- [RECORDS TO PROCESS]:
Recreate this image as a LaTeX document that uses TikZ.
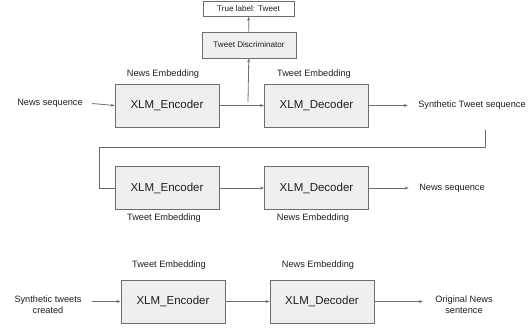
\documentclass[tikz,border=0pt]{standalone}
\usepackage{fontspec}
\setmainfont{Liberation Sans}
\usetikzlibrary{arrows.meta}
\definecolor{boxgray}{RGB}{239,239,239}
\definecolor{linegray}{RGB}{110,110,110}
\definecolor{textgray}{RGB}{30,30,30}

\begin{document}
\begin{tikzpicture}[x=1pt,y=-1pt,
    block/.style={draw=linegray,fill=boxgray,line width=0.9pt,minimum width=104pt,minimum height=43pt,
      text=textgray,font=\fontsize{11.5}{13}\selectfont},
    smallblock/.style={draw=linegray,line width=0.9pt,text=textgray,font=\fontsize{8.1}{10}\selectfont},
    lbl/.style={text=textgray,font=\fontsize{9.2}{11}\selectfont,align=center},
    arr/.style={-{Stealth[length=4pt,width=3pt]},draw=linegray,line width=0.8pt},
    wire/.style={draw=linegray,line width=0.8pt}]
  \useasboundingbox (0,0) rectangle (531,328);
  % Discriminator
  \node[smallblock,fill=white,minimum width=91pt,minimum height=15pt] (truelabel) at (248.5,8.8) {True label: Tweet};
  \node[smallblock,fill=boxgray,minimum width=94pt,minimum height=26pt] (disc) at (249,45) {Tweet Discriminator};
  % First row
  \node[block] (enc1) at (167,105.5) {XLM\_Encoder};
  \node[block] (dec1) at (316.5,105.5) {XLM\_Decoder};
  \node[lbl] (newsin) at (50,103) {News sequence};
  \node[lbl] (synout) at (472,105) {Synthetic Tweet sequence};
  \node[lbl] at (163,74) {News Embedding};
  \node[lbl] at (314,74) {Tweet Embedding};
  \coordinate (split) at (248,102);
  \coordinate (loopstart) at (485,130);
  % Second row
  \node[block] (enc2) at (167,188) {XLM\_Encoder};
  \node[block] (dec2) at (316.5,188) {XLM\_Decoder};
  \node[lbl] (newsout) at (452,188) {News sequence};
  \node[lbl] at (164,218) {Tweet Embedding};
  \node[lbl] at (313,218) {News Embedding};
  % Third row
  \node[block] (enc3) at (173,301.5) {XLM\_Encoder};
  \node[block] (dec3) at (322,301.5) {XLM\_Decoder};
  \node[lbl] (synin) at (48,305) {Synthetic tweets\\created};
  \node[lbl] (orig) at (464,305) {Original News\\sentence};
  \node[lbl] at (169,265) {Tweet Embedding};
  \node[lbl] at (318,265) {News Embedding};
  % Arrows
  \draw[arr] (disc) -- (truelabel);
  \draw[arr] (split) -- (disc);
  \draw[arr,shorten <=6pt] (newsin.east) -- (enc1.west);
  \draw[arr] (enc1) -- (dec1);
  \draw[arr,shorten >=7pt] (dec1.east) -- (synout.west |- dec1.east);
  \draw[wire] (loopstart) |- (99,147) |- (enc2.west);
  \draw[arr] (enc2) -- (dec2);
  \draw[arr,shorten >=7pt] (dec2.east) -- (newsout.west |- dec2.east);
  \draw[arr,shorten <=7pt] (synin.east |- enc3.west) -- (enc3.west);
  \draw[arr] (enc3) -- (dec3);
  \draw[arr,shorten >=9pt] (dec3.east) -- (orig.west |- dec3.east);
\end{tikzpicture}
\end{document}
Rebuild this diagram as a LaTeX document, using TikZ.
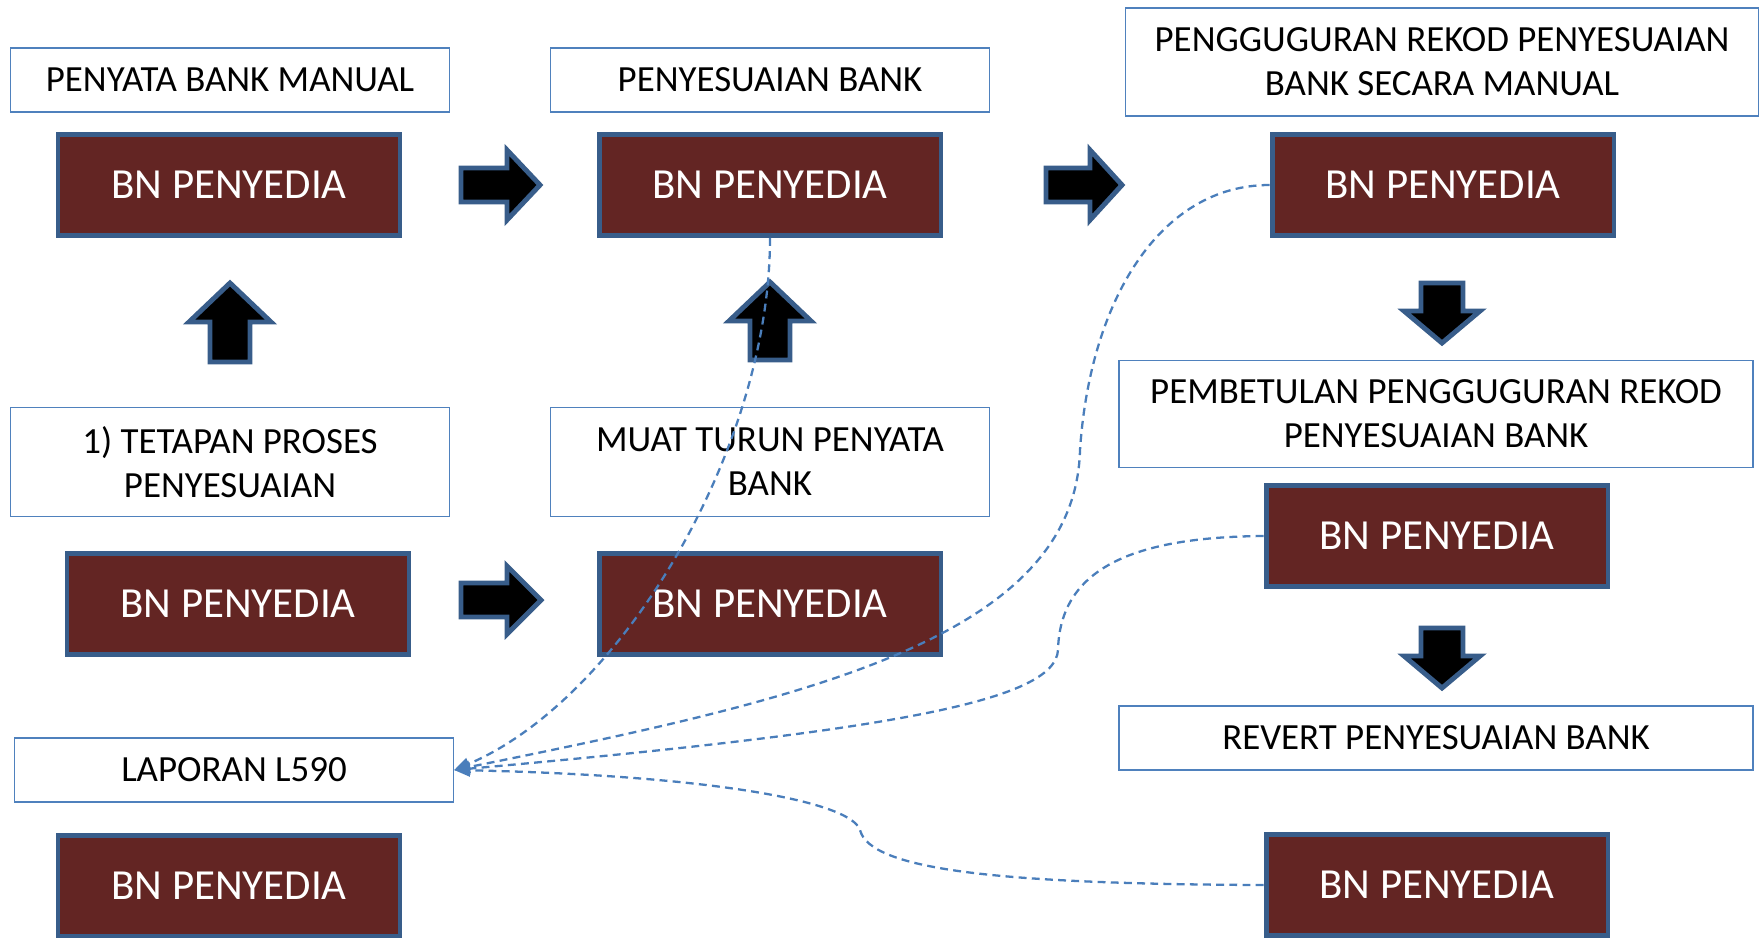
\documentclass[tikz,border=0pt]{standalone}
\usepackage{fontspec}
\setmainfont{Carlito}
\usetikzlibrary{arrows.meta}
\definecolor{mybrown}{RGB}{99,37,35}
\definecolor{mynavy}{RGB}{56,93,138}
\definecolor{myblue}{RGB}{79,129,189}
\definecolor{mydash}{RGB}{74,126,187}
\tikzstyle{bnbox}=[draw=mynavy,fill=mybrown,line width=2.8pt,minimum width=6.84cm,minimum height=2.02cm,text=white,font=\fontsize{24.4}{28}\selectfont]
\tikzstyle{whitebox}=[draw=myblue,fill=white,line width=0.8pt,minimum width=8.78cm,minimum height=1.28cm,align=center,font=\fontsize{21}{25}\selectfont]
\tikzstyle{blockarrow}=[draw=mynavy,fill=black,line width=2.8pt]
\tikzstyle{link}=[draw=mydash,dashed,dash pattern=on 4.5pt off 3pt,line width=1.3pt,-{Triangle[length=9pt,width=7pt]}]

\begin{document}
\begin{tikzpicture}[x=0.02cm,y=-0.02cm]
\useasboundingbox (0,0) rectangle (1763,937);
\clip (0,0) rectangle (1763,937);
% top row
\draw (230, 80) node [whitebox] (w1) {PENYATA BANK MANUAL};
\draw (229, 185) node [bnbox] (b1) {BN PENYEDIA};
\draw (770, 80) node [whitebox] (w2) {PENYESUAIAN BANK};
\draw (770, 185) node [bnbox] (b2) {BN PENYEDIA};
\draw (1442, 62) node [whitebox, minimum width=12.66cm, minimum height=2.16cm] (w3) {PENGGUGURAN REKOD PENYESUAIAN\\BANK SECARA MANUAL};
\draw (1443, 185) node [bnbox] (b3) {BN PENYEDIA};
% middle row
\draw (230, 462) node [whitebox, minimum height=2.18cm] (w4) {1) TETAPAN PROSES\\PENYESUAIAN};
\draw (238, 604) node [bnbox] (b4) {BN PENYEDIA};
\draw (770, 462) node [whitebox, minimum height=2.18cm] (w5) {MUAT TURUN PENYATA\\BANK};
\draw (770, 604) node [bnbox] (b5) {BN PENYEDIA};
\draw (1436, 414) node [whitebox, minimum width=12.68cm, minimum height=2.14cm] (w6) {PEMBETULAN PENGGUGURAN REKOD\\PENYESUAIAN BANK};
\draw (1437, 536) node [bnbox] (b6) {BN PENYEDIA};
\draw (1436, 738) node [whitebox, minimum width=12.68cm, minimum height=1.28cm] (w7) {REVERT PENYESUAIAN BANK};
% bottom row
\draw (234, 770) node [whitebox] (lap) {LAPORAN L590};
\draw (229, 886) node [bnbox] (b7) {BN PENYEDIA};
\draw (1437, 885) node [bnbox] (b8) {BN PENYEDIA};
% block arrows
\draw[blockarrow] (461,168) -- (507,168) -- (507,150) -- (540,185) -- (507,220) -- (507,202) -- (461,202) -- cycle;
\draw[blockarrow] (1046,168) -- (1090,168) -- (1090,150) -- (1122,185) -- (1090,220) -- (1090,202) -- (1046,202) -- cycle;
\draw[blockarrow] (461,583) -- (507,583) -- (507,566) -- (541,600) -- (507,634) -- (507,617) -- (461,617) -- cycle;
\draw[blockarrow] (230,283) -- (271,322) -- (250,322) -- (250,362) -- (210,362) -- (210,322) -- (189,322) -- cycle;
\draw[blockarrow] (770,282) -- (811,321) -- (790,321) -- (790,360) -- (750,360) -- (750,321) -- (729,321) -- cycle;
\draw[blockarrow] (1421,283) -- (1463,283) -- (1463,311) -- (1480,311) -- (1442,343) -- (1404,311) -- (1421,311) -- cycle;
\draw[blockarrow] (1421,628) -- (1463,628) -- (1463,656) -- (1480,656) -- (1442,688) -- (1404,656) -- (1421,656) -- cycle;
% dashed links to the report
\draw[link] (b2.south) .. controls (770,450) and (620,700) .. (lap.east);
\draw[link] (b3.west) .. controls (1160,185) and (1090,300) .. (1080,450) .. controls (1075,640) and (800,700) .. (lap.east);
\draw[link] (b6.west) .. controls (1130,537) and (1060,570) .. (1058,650) .. controls (1055,700) and (900,730) .. (lap.east);
\draw[link] (b8.west) .. controls (1000,884) and (870,870) .. (860,830) .. controls (850,800) and (700,775) .. (lap.east);
\end{tikzpicture}
\end{document}
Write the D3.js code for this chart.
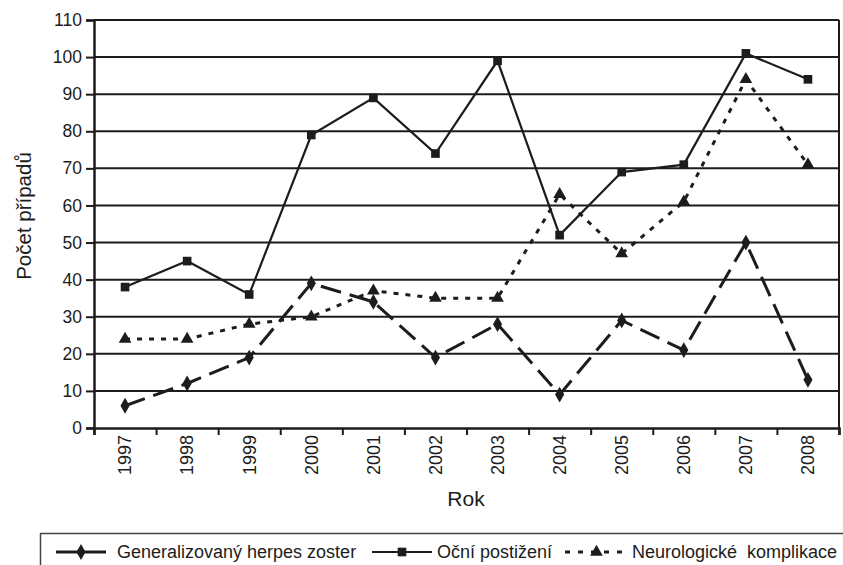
<!DOCTYPE html>
<html>
<head>
<meta charset="utf-8">
<script src="https://cdn.jsdelivr.net/npm/d3@7"></script>
<style>
  body { margin: 0; background: #fff; }
  svg { display: block; font-family: "Liberation Sans", Arial, sans-serif; }
</style>
</head>
<body>
<div id="chart-area"></div>
<script>
const years = ['1997','1998','1999','2000','2001','2002','2003','2004','2005','2006','2007','2008'];
const generalizovany = [6, 12, 19, 39, 34, 19, 28, 9, 29, 21, 50, 13];
const ocni = [38, 45, 36, 79, 89, 74, 99, 52, 69, 71, 101, 94];
const neuro = [24, 24, 28, 30, 37, 35, 35, 63, 47, 61, 94, 71];
const yTicks = [0, 10, 20, 30, 40, 50, 60, 70, 80, 90, 100, 110];
const seriesNames = ['Generalizovaný herpes zoster', 'Oční postižení', 'Neurologické  komplikace'];

const W = 843, H = 565;
const plot = { left: 94, right: 839, top: 20, bottom: 428 };
const ink = '#1c1c1c';

let svg = d3.select('#chart-area')
  .append('svg')
  .attr('width', W)
  .attr('height', H);

let x = d3.scaleBand()
  .domain(years)
  .range([plot.left, plot.right]);

let xEdge = d3.scaleLinear()
  .domain([0, years.length])
  .range([plot.left, plot.right]);

let y = d3.scaleLinear()
  .domain([0, 110])
  .range([plot.bottom, plot.top]);

// gridlines
svg.append('g')
  .selectAll('line')
  .data(yTicks.filter(d => d > 0))
  .enter().append('line')
  .attr('x1', plot.left).attr('x2', plot.right)
  .attr('y1', d => y(d)).attr('y2', d => y(d))
  .attr('stroke', ink)
  .attr('stroke-width', 2);

// right border
svg.append('line')
  .attr('x1', plot.right).attr('x2', plot.right)
  .attr('y1', plot.top).attr('y2', plot.bottom)
  .attr('stroke', ink).attr('stroke-width', 2);

// y axis
let yAxis = svg.append('g')
  .attr('transform', 'translate(' + plot.left + ',0)')
  .call(d3.axisLeft(y).tickValues(yTicks).tickSize(8).tickPadding(4));
yAxis.select('.domain').attr('stroke', ink).attr('stroke-width', 2.5);
yAxis.selectAll('.tick line').attr('stroke', ink).attr('stroke-width', 2);
yAxis.selectAll('.tick text')
  .attr('fill', ink)
  .attr('font-size', '17.5px')
  .attr('font-family', '"Liberation Sans", Arial, sans-serif');

// x axis: tick marks on category boundaries
let xAxis = svg.append('g')
  .attr('transform', 'translate(0,' + plot.bottom + ')')
  .call(d3.axisBottom(xEdge).ticks(years.length).tickSize(7).tickFormat(''));
xAxis.select('.domain').attr('stroke', ink).attr('stroke-width', 2.5);
xAxis.selectAll('.tick line').attr('stroke', ink).attr('stroke-width', 2);

// rotated year labels
svg.append('g')
  .selectAll('text')
  .data(years)
  .enter().append('text')
  .attr('transform', d => 'translate(' + (x(d) + x.bandwidth() / 2) + ',' + (plot.bottom + 7) + ') rotate(-90)')
  .attr('text-anchor', 'end')
  .attr('dy', '0.35em')
  .attr('font-size', '18px')
  .attr('fill', ink)
  .text(d => d);

// axis titles
svg.append('text')
  .attr('x', 466)
  .attr('y', 506)
  .attr('text-anchor', 'middle')
  .attr('font-size', '21px')
  .attr('fill', ink)
  .text('Rok');

svg.append('text')
  .attr('transform', 'translate(31,' + 216 + ') rotate(-90)')
  .attr('text-anchor', 'middle')
  .attr('font-size', '20.5px')
  .attr('fill', ink)
  .text('Počet případů');

// lines
const cx = (d, i) => x(years[i]) + x.bandwidth() / 2;

const series = [
  { values: generalizovany, dash: '21,9', width: 3, marker: 'diamond' },
  { values: ocni, dash: null, width: 2.2, marker: 'square' },
  { values: neuro, dash: '5,7', width: 3, marker: 'triangle' }
];

const symbolFor = {
  diamond: d3.symbol().type(d3.symbolDiamond).size(72),
  square: d3.symbol().type(d3.symbolSquare).size(75),
  triangle: d3.symbol().type(d3.symbolTriangle).size(70)
};

let line = d3.line()
  .x(cx)
  .y(d => y(d));

series.forEach(s => {
  svg.append('path')
    .datum(s.values)
    .attr('d', line)
    .attr('fill', 'none')
    .attr('stroke', ink)
    .attr('stroke-width', s.width)
    .attr('stroke-dasharray', s.dash);

  svg.append('g')
    .selectAll('path')
    .data(s.values)
    .enter().append('path')
    .attr('d', symbolFor[s.marker])
    .attr('transform', (d, i) => 'translate(' + cx(d, i) + ',' + y(d) + ')')
    .attr('fill', ink);
});

// legend
let legend = svg.append('g');
legend.append('line')
  .attr('x1', 40).attr('x2', W)
  .attr('y1', 533.5).attr('y2', 533.5)
  .attr('stroke', '#444').attr('stroke-width', 1.5);
legend.append('line')
  .attr('x1', 40.5).attr('x2', 40.5)
  .attr('y1', 533).attr('y2', H)
  .attr('stroke', '#444').attr('stroke-width', 1.5);

const legendY = 552;
const legendItems = [
  { x1: 56, x2: 106, tx: 117, dash: null, width: 3 },
  { x1: 372, x2: 432, tx: 437, dash: null, width: 2.2 },
  { x1: 565, x2: 628, tx: 632, dash: '5,8', width: 3 }
];

legendItems.forEach((item, i) => {
  legend.append('line')
    .attr('x1', item.x1).attr('x2', item.x2)
    .attr('y1', legendY).attr('y2', legendY)
    .attr('stroke', ink)
    .attr('stroke-width', item.width)
    .attr('stroke-dasharray', item.dash);
  legend.append('path')
    .attr('d', symbolFor[series[i].marker])
    .attr('transform', 'translate(' + ((item.x1 + item.x2) / 2) + ',' + legendY + ')')
    .attr('fill', ink);
  legend.append('text')
    .attr('x', item.tx)
    .attr('y', legendY)
    .attr('dy', '0.35em')
    .attr('font-size', '18px')
    .attr('fill', ink)
    .style('white-space', 'pre')
    .text(seriesNames[i]);
});
</script>
</body>
</html>
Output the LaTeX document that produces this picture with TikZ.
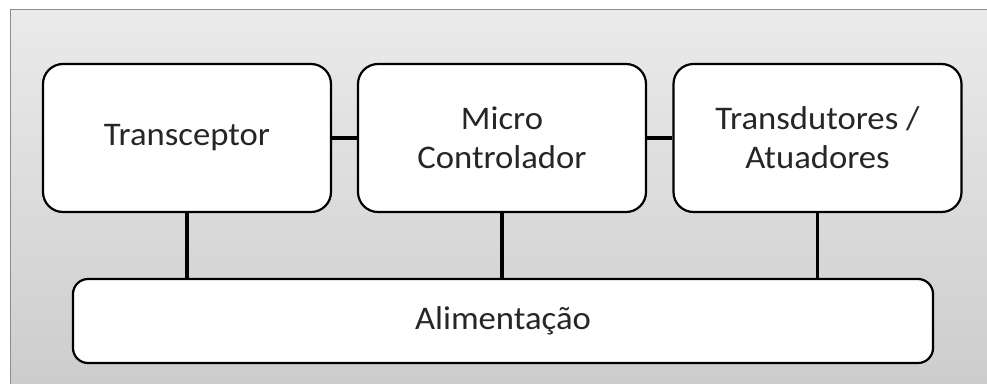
\documentclass[tikz,border=0pt]{standalone}
\usepackage{fontspec}
\setmainfont{Carlito}
\newfontfamily\blocofont[FakeStretch=1.05]{Carlito}

\begin{document}
\begin{tikzpicture}[x=1pt,y=-1pt,line join=round]
    \tikzstyle{bloco}=[draw=black,fill=white,rounded corners=20pt,line width=2.2pt,
                       minimum width=288pt,minimum height=148pt,align=center,
                       font=\blocofont\fontsize{33}{39}\selectfont,text=black!85]
    \tikzstyle{liga}=[line width=3.8pt,black]
    \useasboundingbox (0,0) rectangle (987,383);
    % fundo
    \shade[top color=gray!16,bottom color=gray!40,draw=gray!90,line width=1.4pt]
        (10.5,9.5) rectangle (995,395);

    \foreach \name/\x/\txt in {trans/187/{Transceptor}, micro/502/{Micro\\Controlador},
                               atua/817.5/{Transdutores /\\Atuadores}}
        \node[bloco] (\name) at (\x,138) {\txt};

    \node[bloco,rounded corners=15pt,minimum width=860pt,minimum height=84pt]
        (alim) at (503,321) {Alimenta\c{c}\~ao};

    \foreach \from/\to in {trans/micro, micro/atua}
        \draw[liga] (\from) -- (\to);

    \foreach \name in {trans, micro, atua}
        \draw[liga] (\name.south) -- (\name.south |- alim.north);
\end{tikzpicture}
\end{document}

- [AIM]: Keep the images out of the copy. Repeat word for word only the lines from the one containing "Rebuild this diagram" through the one containing "pattern=on 4.5pt off", both ends included.

- [SOLUTION]:
Rebuild this diagram as a LaTeX document, using TikZ.
\documentclass[tikz,border=0pt]{standalone}
\usepackage{fontspec}
\setmainfont{Carlito}
\usetikzlibrary{arrows.meta}
\definecolor{mybrown}{RGB}{99,37,35}
\definecolor{mynavy}{RGB}{56,93,138}
\definecolor{myblue}{RGB}{79,129,189}
\definecolor{mydash}{RGB}{74,126,187}
\tikzstyle{bnbox}=[draw=mynavy,fill=mybrown,line width=2.8pt,minimum width=6.84cm,minimum height=2.02cm,text=white,font=\fontsize{24.4}{28}\selectfont]
\tikzstyle{whitebox}=[draw=myblue,fill=white,line width=0.8pt,minimum width=8.78cm,minimum height=1.28cm,align=center,font=\fontsize{21}{25}\selectfont]
\tikzstyle{blockarrow}=[draw=mynavy,fill=black,line width=2.8pt]
\tikzstyle{link}=[draw=mydash,dashed,dash pattern=on 4.5pt off 3pt,line width=1.3pt,-{Triangle[length=9pt,width=7pt]}]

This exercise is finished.